Update: thanks to Redditor, futuremobility, we get a clear example of how this Shell/VW funded study is trying to discredit electric vehicles and take a direct swipe at Tesla Motors. Note the "Risk" portion of the graphic below taken directly from the study. The reference to a "burning" Tesla Model S is extremely hypocritical considering the outsized propensity for gas-powered cars to have fires. See below.
Meanwhile, back on Volkswagen's home turf, Germany, government officials are being applauded for (finally) taking action to support electric vehicles. Yet it appears they've also devised this new policy to carefully block Tesla Motors.
Image: Reuters (Photo: Denis Balibouse)
Wall Street Journal reports that, "Earlier this year, a top aide to Chancellor Angela Merkel fired a question at German auto chiefs during a closed-door meeting on the country’s most important industry: What are you going to do about Tesla? The answer emerged on Wednesday, after the German government and the chief executives of Volkswagen AG [and other automakers]... agreed to incentives to help kick-start Germany’s sluggish electric-car market."
Image: Auto Evolution
But the plan seems to have been devised to keep Tesla out. Wall Street Journal reports, "The hitch: Only electric cars with a price tag below €60,000 are eligible for the cash incentive... [which] erects a wall to keep Tesla Motors Inc., the U.S. upstart, from gaining a foothold in Europe’s biggest car market." Furthermore, it's reported that, "The German plan is nearly tailor-made to stop Tesla. Besides the cap on the ticket price, the rushed timing and limited duration of the plan means it will be over before Tesla’s Model 3 is launched."
Above: A recent survey by Germany's Autobild shows 66% of all Germans polled said they would consider purchasing a Tesla Model 3 (Source: Autobild)

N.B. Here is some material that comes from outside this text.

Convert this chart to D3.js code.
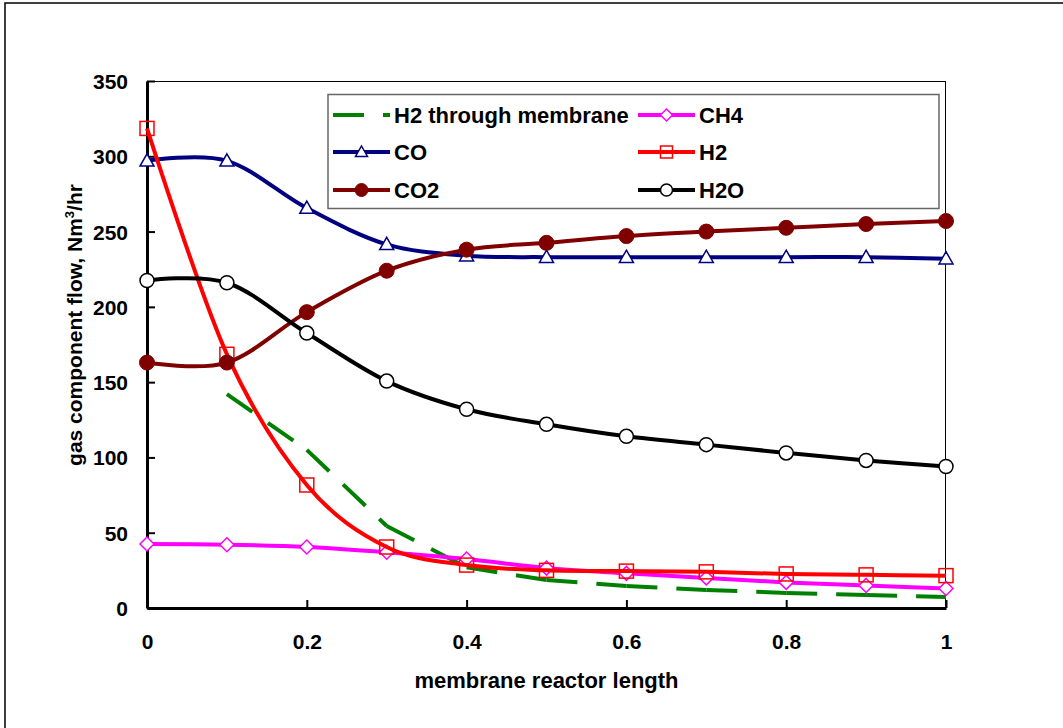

According to Electrek, Tesla took to its German website, and expressed that the company was "very disappointed" with Germany's EV plan, "drawn up jointly with the Chairman of the German automobile manufacturers and the relevant ministries. Unfortunately, it was decided that Model S and Model X customers wouldn’t benefit from this promotion, because what they call ‘premium’ is linked to an arbitrary price limit. This part of the program is obviously directed against Tesla."
Above: Tesla Model S just took the crown in Western Europe for best selling luxury car in 2015 pulling ahead of Germany's leader Mercedes S Class (Source: Automotive Industry Data Newsletter)
Furthermore Tesla emphasized: "“Promoting sustainability should not be limited to electric cars selected by companies. The customers of all manufacturers should be encouraged, which will help to reduce CO2 emissions and protect the environment. It is important to mention that the Model S and Model X replace cars in segments with the highest CO2 emissions [large luxury sedans and SUVs respectively].”
We've reported that German automakers have been getting increasingly concerned with Tesla. In addition, powerful forces within the fossil fuels industry are working hard to undermine Tesla. Electric vehicles pose a threat to their livelihood. And, Tesla Motors is the electric vehicle trailblazer in the automotive space. Perhaps, Elon Musk is right to bring this to our attention. The good news? The tidal wave of Tesla Model 3 preorders can help to expedite a future where electric kills the petrol car. Nevertheless, it's critical that the people of Europe take action against this unholy alliance between the fossil fuels industry, big auto, and government.